▶ **Extracted information**:
** Start **
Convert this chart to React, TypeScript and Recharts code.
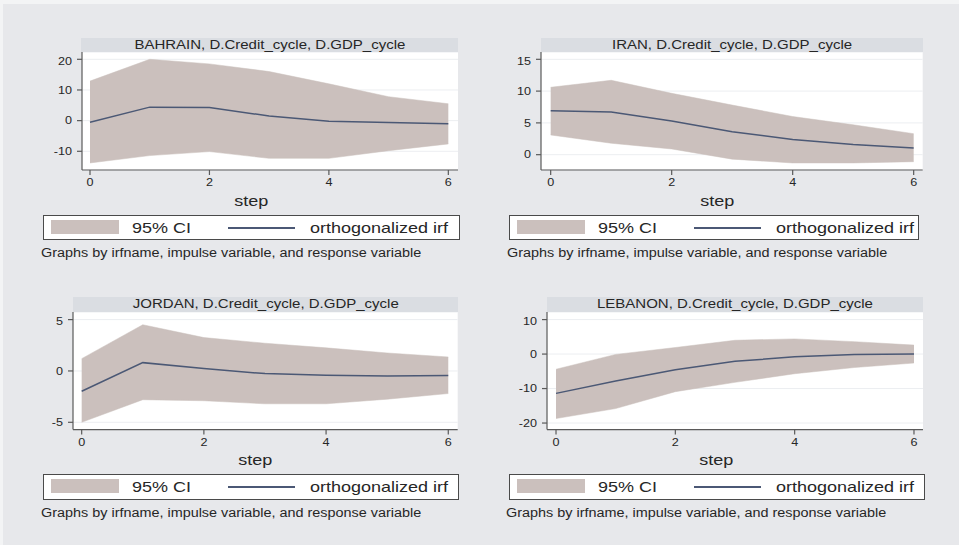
import React from 'react';
import { ComposedChart, Area, Line, XAxis, YAxis, CartesianGrid } from 'recharts';

// impulse-response values (steps 0..6)
const steps = [0, 1, 2, 3, 4, 5, 6];
const xTicks = [0, 2, 4, 6];

const bahrainIrf = [-0.5, 4.4, 4.3, 1.5, -0.2, -0.65, -1.0];
const bahrainLow = [-13.8, -11.4, -10.1, -12.3, -12.3, -9.8, -7.6];
const bahrainHigh = [12.9, 20.0, 18.5, 16.0, 12.0, 7.8, 5.5];
const bahrainTicks = [-10, 0, 10, 20];

const iranIrf = [6.9, 6.7, 5.3, 3.6, 2.4, 1.6, 1.05];
const iranLow = [3.1, 1.8, 0.9, -0.7, -1.3, -1.3, -1.1];
const iranHigh = [10.6, 11.7, 9.65, 7.8, 6.0, 4.7, 3.3];
const iranTicks = [0, 5, 10, 15];

const jordanIrf = [-1.98, 0.81, 0.23, -0.26, -0.42, -0.5, -0.45];
const jordanLow = [-5.0, -2.8, -2.9, -3.2, -3.2, -2.75, -2.2];
const jordanHigh = [1.2, 4.5, 3.25, 2.7, 2.25, 1.75, 1.36];
const jordanTicks = [-5, 0, 5];

const lebanonIrf = [-11.4, -7.8, -4.55, -2.1, -0.8, -0.1, 0.05];
const lebanonLow = [-18.7, -15.8, -10.9, -8.2, -5.7, -3.9, -2.6];
const lebanonHigh = [-4.4, -0.1, 1.9, 4.0, 4.4, 3.6, 2.6];
const lebanonTicks = [-20, -10, 0, 10];

const titles = [
  'BAHRAIN, D.Credit_cycle, D.GDP_cycle',
  'IRAN, D.Credit_cycle, D.GDP_cycle',
  'JORDAN, D.Credit_cycle, D.GDP_cycle',
  'LEBANON, D.Credit_cycle, D.GDP_cycle',
];

const FONT = '"Liberation Sans", Arial, Helvetica, sans-serif';
const CI_COLOR = '#cbc0bd';
const LINE_COLOR = '#4b5875';
const AXIS_COLOR = '#5a5a5a';
const TEXT_COLOR = '#262626';
const STRETCH = 1.2;

const buildRows = (irf: number[], low: number[], high: number[]) =>
  steps.map((s, i) => ({ step: s, ci: [low[i], high[i]], irf: irf[i] }));

// layout of each panel (page pixels)
const panels = [
  {
    title: titles[0], rows: buildRows(bahrainIrf, bahrainLow, bahrainHigh), yTicks: bahrainTicks,
    plot: { l: 82, t: 52, r: 458, b: 170 }, xDomain: [-0.134, 6.162], yDomain: [-16.1, 22.38],
    strip: { l: 81, r: 458 }, stepX: 250.7, legend: { l: 43, r: 460, t: 215, h: 25 }, noteX: 41,
  },
  {
    title: titles[1], rows: buildRows(iranIrf, iranLow, iranHigh), yTicks: iranTicks,
    plot: { l: 541, t: 52, r: 922.7, b: 170 }, xDomain: [-0.16, 6.149], yDomain: [-2.41, 16.15],
    strip: { l: 541, r: 923 }, stepX: 716.7, legend: { l: 509, r: 919, t: 215, h: 25 }, noteX: 507,
  },
  {
    title: titles[2], rows: buildRows(jordanIrf, jordanLow, jordanHigh), yTicks: jordanTicks,
    plot: { l: 73, t: 311.7, r: 457.7, b: 429.3 }, xDomain: [-0.142, 6.154], yDomain: [-5.71, 5.74],
    strip: { l: 73, r: 458 }, stepX: 255, legend: { l: 43, r: 459, t: 474, h: 26 }, noteX: 41,
  },
  {
    title: titles[3], rows: buildRows(lebanonIrf, lebanonLow, lebanonHigh), yTicks: lebanonTicks,
    plot: { l: 546.7, t: 311.7, r: 922.7, b: 429.3 }, xDomain: [-0.151, 6.151], yDomain: [-21.9, 12.2],
    strip: { l: 547, r: 923 }, stepX: 716, legend: { l: 509, r: 925, t: 474, h: 26 }, noteX: 506,
  },
];

const YTick = (props: any) => {
  const { x, y, payload } = props;
  return (
    <text transform={`translate(${x},${y}) scale(${STRETCH},1)`} textAnchor="end" dy="0.36em"
      fontSize={10.5} fill={TEXT_COLOR} fontFamily={FONT}>
      {payload.value}
    </text>
  );
};

const XTick = (props: any) => {
  const { x, y, payload } = props;
  return (
    <text transform={`translate(${x},${y}) scale(${STRETCH},1)`} textAnchor="middle" dy="0.71em"
      fontSize={10.5} fill={TEXT_COLOR} fontFamily={FONT}>
      {payload.value}
    </text>
  );
};

const Stretch: React.FC<{ origin?: string; children: React.ReactNode }> = ({ origin = 'center', children }) => (
  <span style={{ display: 'inline-block', transform: `scaleX(${STRETCH})`, transformOrigin: origin, whiteSpace: 'nowrap' }}>
    {children}
  </span>
);

const Panel: React.FC<{ p: typeof panels[number] }> = ({ p }) => {
  const yAxisW = 45;
  const xAxisH = 30;
  const plotW = p.plot.r - p.plot.l;
  const plotH = p.plot.b - p.plot.t;
  const bw = 1.5;
  const lg = p.legend;
  return (
    <>
      {/* title strip */}
      <div style={{
        position: 'absolute', left: p.strip.l, top: p.plot.t - 14.5, width: p.strip.r - p.strip.l, height: 14.5,
        background: '#dadde2', textAlign: 'center', fontSize: 12.5, lineHeight: '14.5px', color: TEXT_COLOR,
      }}>
        <Stretch>{p.title}</Stretch>
      </div>

      <div style={{ position: 'absolute', left: p.plot.l - yAxisW, top: p.plot.t }}>
        <ComposedChart width={plotW + yAxisW + 2} height={plotH + xAxisH} data={p.rows}
          margin={{ top: 0, right: 2, bottom: 0, left: 0 }}>
          <CartesianGrid vertical={false} stroke="#eceef1" fill="#ffffff" />
          <XAxis dataKey="step" type="number" domain={p.xDomain} ticks={xTicks} height={xAxisH}
            tick={<XTick />} tickSize={5} tickMargin={4} stroke={AXIS_COLOR} strokeWidth={1.2}
            allowDataOverflow />
          <YAxis type="number" domain={p.yDomain} ticks={p.yTicks} width={yAxisW}
            tick={<YTick />} tickSize={5} tickMargin={5} stroke={AXIS_COLOR} strokeWidth={1.2}
            allowDataOverflow />
          <Area dataKey="ci" type="linear" fill={CI_COLOR} fillOpacity={1} stroke={CI_COLOR} strokeWidth={0.5}
            isAnimationActive={false} dot={false} activeDot={false} />
          <Line dataKey="irf" type="linear" stroke={LINE_COLOR} strokeWidth={1.5} dot={false}
            activeDot={false} isAnimationActive={false} />
        </ComposedChart>
      </div>

      {/* x axis title */}
      <div style={{
        position: 'absolute', left: p.stepX - 50, width: 100, top: p.plot.b + 21.5, textAlign: 'center',
        fontSize: 15, lineHeight: '18px', color: TEXT_COLOR,
      }}>
        <Stretch>step</Stretch>
      </div>

      {/* legend */}
      <div style={{
        position: 'absolute', left: lg.l, top: lg.t, width: lg.r - lg.l, height: lg.h, boxSizing: 'border-box',
        border: `${bw}px solid #4a4a4a`, background: '#ffffff', fontSize: 15, lineHeight: '18px', color: TEXT_COLOR,
      }}>
        <div style={{ position: 'absolute', left: 8 - bw, top: 5.7 - bw, width: 68, height: 14.3, background: CI_COLOR }} />
        <div style={{ position: 'absolute', left: 89.7 - bw, top: 18.3 - 14.2 - bw }}>
          <Stretch origin="left">95% CI</Stretch>
        </div>
        <div style={{ position: 'absolute', left: 185 - bw, top: 13.3 - bw - 0.75, width: 67, height: 1.5, background: LINE_COLOR }} />
        <div style={{ position: 'absolute', left: 267 - bw, top: 18.3 - 14.2 - bw }}>
          <Stretch origin="left">orthogonalized irf</Stretch>
        </div>
      </div>

      {/* note */}
      <div style={{
        position: 'absolute', left: p.noteX, top: lg.t + lg.h + 6, fontSize: 12, lineHeight: '14px',
        color: TEXT_COLOR,
      }}>
        <Stretch origin="left">Graphs by irfname, impulse variable, and response variable</Stretch>
      </div>
    </>
  );
};

export default function App() {
  return (
    <div style={{ position: 'absolute', left: 0, top: 0, width: 959, height: 545, background: '#f3f4f5', overflow: 'hidden', fontFamily: FONT }}>
      <div style={{ position: 'absolute', left: 3, top: 4, right: 0, bottom: 0, background: '#e7e8eb' }} />
      {panels.map((p, i) => <Panel key={i} p={p} />)}
    </div>
  );
}
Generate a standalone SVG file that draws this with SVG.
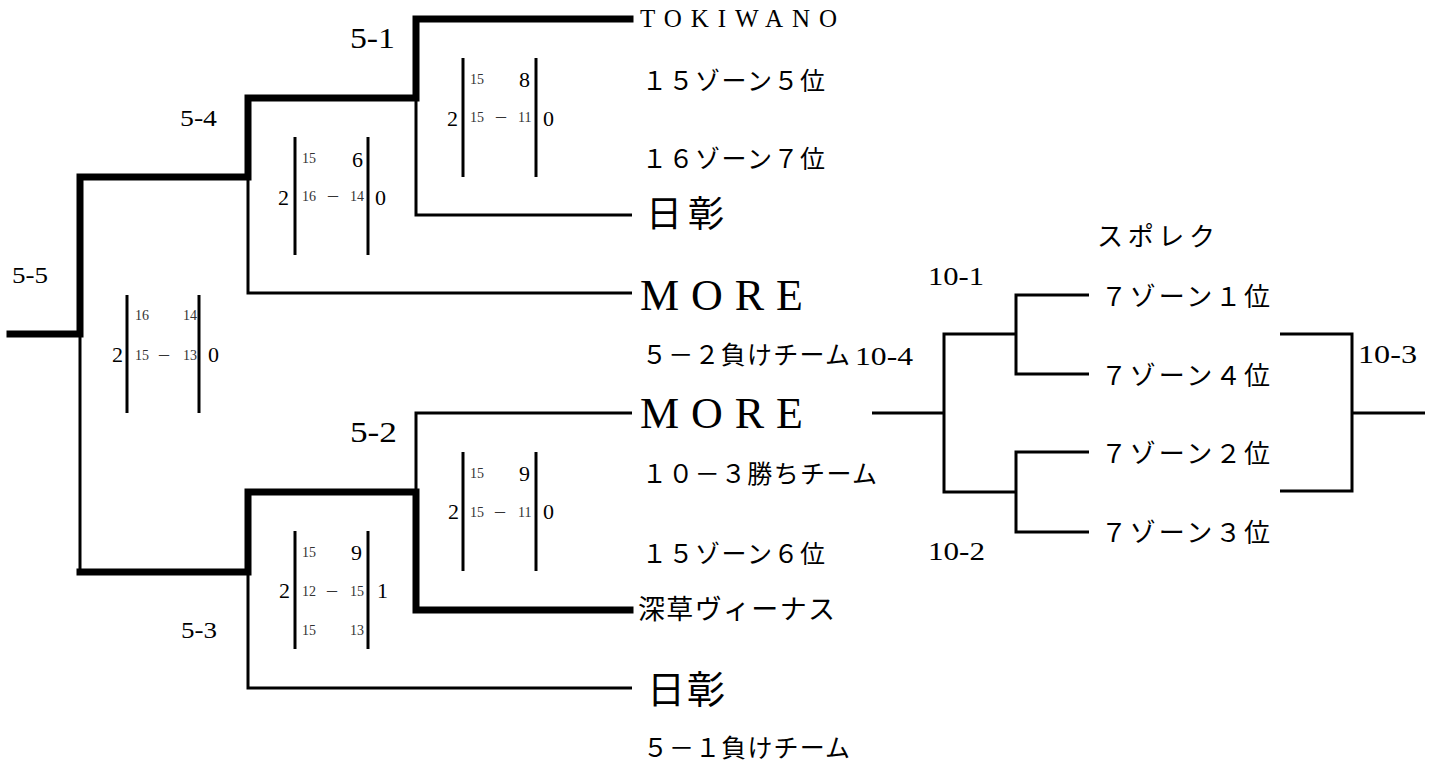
<svg xmlns="http://www.w3.org/2000/svg" width="1436" height="763" viewBox="0 0 1436 763">
<style>
.bg{fill:#fff}
.thick{fill:none;stroke:#000;stroke-width:7;stroke-linecap:square;stroke-linejoin:miter}
.thin{fill:none;stroke:#000;stroke-width:3;stroke-linecap:butt;stroke-linejoin:miter}
.bar{stroke:#000;stroke-width:3}
.lat{font-family:'Liberation Serif','DejaVu Serif',serif;fill:#000}
.cjk{font-family:'Liberation Serif','Noto Sans CJK JP','DejaVu Serif',serif;fill:#000}
.lbl{font-size:24px}
.lblb{font-size:29px}
.lbl10{font-size:26px}
.jp{font-size:25px}
.jp7{font-size:26px}
.big{font-size:22px}
.sm{font-size:14px;fill:#333}
.dash{font-size:20px;fill:#333}
.more{font-size:44px}
</style>
<rect class="bg" x="0" y="0" width="1436" height="763"/>
<g id="connectors">
  <polyline class="thick" points="630,19 416,19 416,98 248,98 248,177 80,177 80,334 10,334"/>
  <polyline class="thick" points="630,610 416,610 416,492 248,492 248,572 80,572"/>
  <polyline class="thin" points="416,98 416,215 632,215"/>
  <polyline class="thin" points="248,177 248,293 632,293"/>
  <polyline class="thin" points="80,334 80,572"/>
  <polyline class="thin" points="416,492 416,413 632,413"/>
  <polyline class="thin" points="248,572 248,688 632,688"/>
  <polyline class="thin" points="872,413 944,413"/>
  <polyline class="thin" points="1016,334 944,334 944,492 1016,492"/>
  <polyline class="thin" points="1089,295 1016,295 1016,374 1089,374"/>
  <polyline class="thin" points="1089,452 1016,452 1016,532 1089,532"/>
  <polyline class="thin" points="1280,334 1352,334 1352,491 1280,491"/>
  <polyline class="thin" points="1352,413 1425,413"/>
</g>
<g id="match-5-1" class="lat">
  <text class="lblb" x="350" y="48" textLength="45" lengthAdjust="spacingAndGlyphs">5-1</text>
  <line class="bar" x1="463" y1="58" x2="463" y2="177"/>
  <line class="bar" x1="536" y1="58" x2="536" y2="177"/>
  <text class="big" x="447" y="126">2</text>
  <text class="sm" x="470" y="84">15</text>
  <text class="big" x="519" y="87">8</text>
  <text class="sm" x="470" y="122">15</text>
  <text class="dash" x="496" y="123">–</text>
  <text class="sm" x="518" y="122">11</text>
  <text class="big" x="543" y="126">0</text>
</g>
<g id="match-5-4" class="lat">
  <text class="lbl" x="180" y="126" textLength="37" lengthAdjust="spacingAndGlyphs">5-4</text>
  <line class="bar" x1="295" y1="137" x2="295" y2="255"/>
  <line class="bar" x1="368" y1="137" x2="368" y2="255"/>
  <text class="big" x="278" y="205">2</text>
  <text class="sm" x="302" y="163">15</text>
  <text class="big" x="352" y="167">6</text>
  <text class="sm" x="302" y="201">16</text>
  <text class="dash" x="328" y="202">–</text>
  <text class="sm" x="350" y="201">14</text>
  <text class="big" x="375" y="205">0</text>
</g>
<g id="match-5-5" class="lat">
  <text class="lbl" x="12" y="283" textLength="36" lengthAdjust="spacingAndGlyphs">5-5</text>
  <line class="bar" x1="127" y1="295" x2="127" y2="413"/>
  <line class="bar" x1="199" y1="295" x2="199" y2="413"/>
  <text class="big" x="112" y="362">2</text>
  <text class="sm" x="135" y="320">16</text>
  <text class="sm" x="183" y="320">14</text>
  <text class="sm" x="135" y="360">15</text>
  <text class="dash" x="159" y="361">–</text>
  <text class="sm" x="183" y="360">13</text>
  <text class="big" x="208" y="362">0</text>
</g>
<g id="match-5-2" class="lat">
  <text class="lblb" x="350" y="442" textLength="47" lengthAdjust="spacingAndGlyphs">5-2</text>
  <line class="bar" x1="463" y1="452" x2="463" y2="571"/>
  <line class="bar" x1="536" y1="452" x2="536" y2="571"/>
  <text class="big" x="448" y="519">2</text>
  <text class="sm" x="470" y="478">15</text>
  <text class="big" x="519" y="481">9</text>
  <text class="sm" x="470" y="517">15</text>
  <text class="dash" x="495" y="518">–</text>
  <text class="sm" x="518" y="517">11</text>
  <text class="big" x="543" y="519">0</text>
</g>
<g id="match-5-3" class="lat">
  <text class="lbl" x="181" y="638" textLength="36" lengthAdjust="spacingAndGlyphs">5-3</text>
  <line class="bar" x1="295" y1="531" x2="295" y2="649"/>
  <line class="bar" x1="368" y1="531" x2="368" y2="649"/>
  <text class="big" x="279" y="598">2</text>
  <text class="sm" x="302" y="557">15</text>
  <text class="big" x="351" y="560">9</text>
  <text class="sm" x="302" y="596">12</text>
  <text class="dash" x="327" y="597">–</text>
  <text class="sm" x="350" y="596">15</text>
  <text class="big" x="377" y="598">1</text>
  <text class="sm" x="302" y="635">15</text>
  <text class="sm" x="350" y="635">13</text>
</g>
<g id="team-tokiwano" class="lat">
  <text x="640" y="27" font-size="25" textLength="197" lengthAdjust="spacing">TOKIWANO</text>
</g>
<g id="slot-15z5" class="cjk">
  <text class="jp" x="642" y="90" textLength="183" lengthAdjust="spacing">１５ゾーン５位</text>
</g>
<g id="slot-16z7" class="cjk">
  <text class="jp" x="642" y="168" textLength="183" lengthAdjust="spacing">１６ゾーン７位</text>
</g>
<g id="team-nissho-1" class="cjk">
  <text x="646" y="227" font-size="36" textLength="78" lengthAdjust="spacing">日彰</text>
</g>
<g id="team-more-1" class="lat">
  <text class="more" x="640" y="310" textLength="163" lengthAdjust="spacing">MORE</text>
</g>
<g id="slot-5-2-loser">
  <text class="cjk jp" x="642" y="364" textLength="208" lengthAdjust="spacing">５－２負けチーム</text>
  <text class="lat lbl10" x="855" y="365" textLength="58" lengthAdjust="spacingAndGlyphs">10-4</text>
</g>
<g id="team-more-2" class="lat">
  <text class="more" x="640" y="428" textLength="163" lengthAdjust="spacing">MORE</text>
</g>
<g id="slot-10-3-winner" class="cjk">
  <text class="jp" x="642" y="483" textLength="235" lengthAdjust="spacing">１０－３勝ちチーム</text>
</g>
<g id="slot-15z6" class="cjk">
  <text class="jp" x="642" y="563" textLength="183" lengthAdjust="spacing">１５ゾーン６位</text>
</g>
<g id="team-fukakusa" class="cjk">
  <text x="638" y="619" font-size="27" textLength="197" lengthAdjust="spacing">深草ヴィーナス</text>
</g>
<g id="team-nissho-2" class="cjk">
  <text x="647" y="703" font-size="38" textLength="78" lengthAdjust="spacing">日彰</text>
</g>
<g id="slot-5-1-loser" class="cjk">
  <text class="jp" x="643" y="757" textLength="207" lengthAdjust="spacing">５－１負けチーム</text>
</g>
<g id="label-sporec" class="cjk">
  <text x="1097" y="246" font-size="26" textLength="118" lengthAdjust="spacing">スポレク</text>
</g>
<g id="match-10-1" class="lat">
  <text class="lbl10" x="928" y="285" textLength="56" lengthAdjust="spacingAndGlyphs">10-1</text>
</g>
<g id="match-10-2" class="lat">
  <text class="lbl10" x="928" y="560" textLength="57" lengthAdjust="spacingAndGlyphs">10-2</text>
</g>
<g id="match-10-3" class="lat">
  <text class="lbl10" x="1358" y="363" textLength="59" lengthAdjust="spacingAndGlyphs">10-3</text>
</g>
<g id="slot-7z1" class="cjk">
  <text class="jp7" x="1101" y="306" textLength="169" lengthAdjust="spacing">７ゾーン１位</text>
</g>
<g id="slot-7z4" class="cjk">
  <text class="jp7" x="1101" y="385" textLength="169" lengthAdjust="spacing">７ゾーン４位</text>
</g>
<g id="slot-7z2" class="cjk">
  <text class="jp7" x="1101" y="463" textLength="169" lengthAdjust="spacing">７ゾーン２位</text>
</g>
<g id="slot-7z3" class="cjk">
  <text class="jp7" x="1101" y="542" textLength="169" lengthAdjust="spacing">７ゾーン３位</text>
</g>
</svg>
** End **
▶ **Task objective**: Select every line above that contains the word "this", and copy it.

▶ **Solution below**:
Convert this chart to React, TypeScript and Recharts code.
Generate a standalone SVG file that draws this with SVG.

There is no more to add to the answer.